Incluso con todo esto, el divorcio también podría haberse intentado evitar con un PSOE mucho más comprometido a liderar una tercera vía para reformar a fondo la Constitución y pactar un nuevo modelo de relación –verdaderamente federal o hasta confederal– entre Cataluña y el conjunto de España. Pero a Pedro Sánchez le faltan visión y valentía para convertirse en una especie de nuevo Adolfo Suárez, el político audaz que lidere una colación de fuerzas progresistas para efectuar una Segunda Transición; desde la ley a la ley, sí. También es cierto que su partido está repleto de dirigentes que, amén de tan españolistas como el PP y Cs, se sienten muy cómodos con el régimen del 78; supuestos socialistas que no se soliviantan por los desahucios, los despidos, los abusos de bancos y eléctricas, los recortes de libertades y derechos, pero sí por la puesta en cuestión de la forma tradicional de unidad de España.

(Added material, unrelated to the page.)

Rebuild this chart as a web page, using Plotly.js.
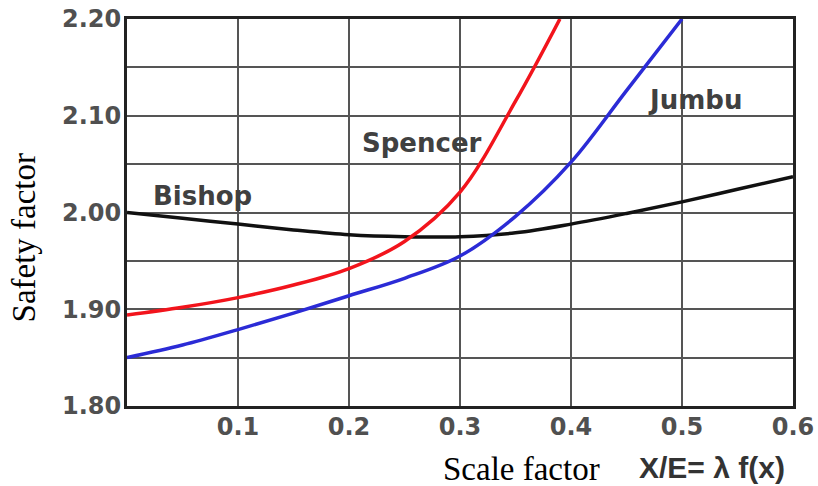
<!DOCTYPE html>
<html>
<head>
<meta charset="utf-8">
<script src="https://cdn.plot.ly/plotly-3.0.1.min.js"></script>
<style>html,body{margin:0;padding:0;background:#fff;}#chart{width:818px;height:486px;}</style>
</head>
<body>
<div id="chart"></div>
<script>
// Bishop
const bishopX = [0, 0.05, 0.1, 0.15, 0.2, 0.25, 0.3, 0.35, 0.4, 0.45, 0.5, 0.55, 0.6];
const bishopY = [2.000, 1.994, 1.988, 1.982, 1.977, 1.975, 1.975, 1.979, 1.988, 1.999, 2.011, 2.024, 2.037];
// Spencer
const spencerX = [0, 0.05, 0.1, 0.15, 0.2, 0.25, 0.3, 0.35, 0.39];
const spencerY = [1.894, 1.902, 1.912, 1.925, 1.942, 1.970, 2.021, 2.115, 2.200];
// Jumbu
const jumbuX = [0, 0.05, 0.1, 0.15, 0.2, 0.25, 0.3, 0.35, 0.4, 0.45, 0.5];
const jumbuY = [1.850, 1.863, 1.879, 1.896, 1.914, 1.932, 1.955, 1.996, 2.052, 2.126, 2.200];

const xTickVals = [0.1, 0.2, 0.3, 0.4, 0.5, 0.6];
const xTickText = ["0.1", "0.2", "0.3", "0.4", "0.5", "0.6"];
const yTickVals = [1.80, 1.90, 2.00, 2.10, 2.20];
const yTickText = ["1.80", "1.90", "2.00", "2.10", "2.20"];

const seriesNames = ["Bishop", "Spencer", "Jumbu"];

const tickFont = {family: "DejaVu Sans", size: 24, color: "#505050", weight: "bold"};
const labelFont = {family: "DejaVu Sans", size: 26, color: "#404040", weight: "bold"};
const serifFont = {family: "Liberation Serif, Times New Roman, serif", size: 33, color: "#000"};

const traces = [
  {x: bishopX, y: bishopY, name: seriesNames[0], mode: "lines", line: {color: "#111", width: 3.5, shape: "spline", smoothing: 1}},
  {x: spencerX, y: spencerY, name: seriesNames[1], mode: "lines", line: {color: "#f2141c", width: 3.5, shape: "spline", smoothing: 1}},
  {x: jumbuX, y: jumbuY, name: seriesNames[2], mode: "lines", line: {color: "#2b2bd6", width: 3.5, shape: "spline", smoothing: 1}}
];

const layout = {
  width: 818, height: 486,
  margin: {l: 127, r: 25, t: 19, b: 80},
  paper_bgcolor: "#fff", plot_bgcolor: "#fff",
  showlegend: false,
  xaxis: {
    range: [0, 0.6], tickvals: xTickVals, ticktext: xTickText,
    showgrid: true, gridcolor: "#555", gridwidth: 2,
    zeroline: false, showline: true, linecolor: "#222", linewidth: 3, mirror: true,
    ticks: "", ticklabelstandoff: -3, tickfont: tickFont
  },
  yaxis: {
    range: [1.80, 2.20], tickvals: yTickVals, ticktext: yTickText,
    showgrid: true, gridcolor: "#555", gridwidth: 2,
    minor: {dtick: 0.05, showgrid: true, gridcolor: "#555", gridwidth: 2, ticks: ""},
    zeroline: false, showline: true, linecolor: "#222", linewidth: 3, mirror: true,
    ticks: "", ticklabelstandoff: -2, tickfont: tickFont
  },
  annotations: [
    {x: 0.0676, y: 2.017, xref: "x", yref: "y", xanchor: "center", yanchor: "middle", text: seriesNames[0], showarrow: false, font: labelFont},
    {x: 0.266, y: 2.072, xref: "x", yref: "y", xanchor: "center", yanchor: "middle", text: seriesNames[1], showarrow: false, font: labelFont},
    {x: 0.512, y: 2.116, xref: "x", yref: "y", xanchor: "center", yanchor: "middle", text: seriesNames[2], showarrow: false, font: labelFont},
    {x: -0.1547, y: 0.4354, xref: "paper", yref: "paper", xanchor: "center", yanchor: "middle", text: "Safety factor", textangle: -90, showarrow: false, font: serifFont},
    {x: 0.592, y: -0.163, xref: "paper", yref: "paper", xanchor: "center", yanchor: "middle", text: "Scale factor", showarrow: false, font: serifFont},
    {x: 0.879, y: -0.160, xref: "paper", yref: "paper", xanchor: "center", yanchor: "middle", text: "X/E= λ f(x)", showarrow: false, font: {family: "Liberation Sans, Arial, sans-serif", size: 30, color: "#333", weight: "bold"}}
  ]
};

Plotly.newPlot("chart", traces, layout, {displayModeBar: false, staticPlot: true});
</script>
</body>
</html>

Escribo desde el miedo. El miedo a que prosiga adueñándose de España el autoritarismo del Esto es lo que hay, no lo pensamos cambiar y si no te gusta vete a Rusia antes de que te encarcele, algo que ya conocí en los primeros 21 años de mi existencia, los que viví bajo la dictadura de Franco. El miedo a que me castiguen con el aislamiento social, la persecución fiscal y la Ley Mordaza si disiento del statu quo o tan solo bromeo al respecto. El miedo a que Cataluña únicamente siga en España bajo una especie de Estado de Excepción. El miedo a que el PSOE continúe actuando paralizado por los editoriales de la unánimemente conservadora prensa impresa madrileña. El miedo, en definitiva, a que España vuelva a ser irreformable, a que la ultraderecha siga envalentonándose e imponiendo su agenda, a que mi país, Europa y el mundo se asemejan cada vez más a los años 1930.
Visité la pasada semana a mi amigo y maestro Juan Goytisoloen Larache. Descansa junto a Jean Genet bajo el sol marroquí y frente a la inmensidad azul del Atlántico. No puedo dejar de pensar en el disgusto que todo esto le provocaría.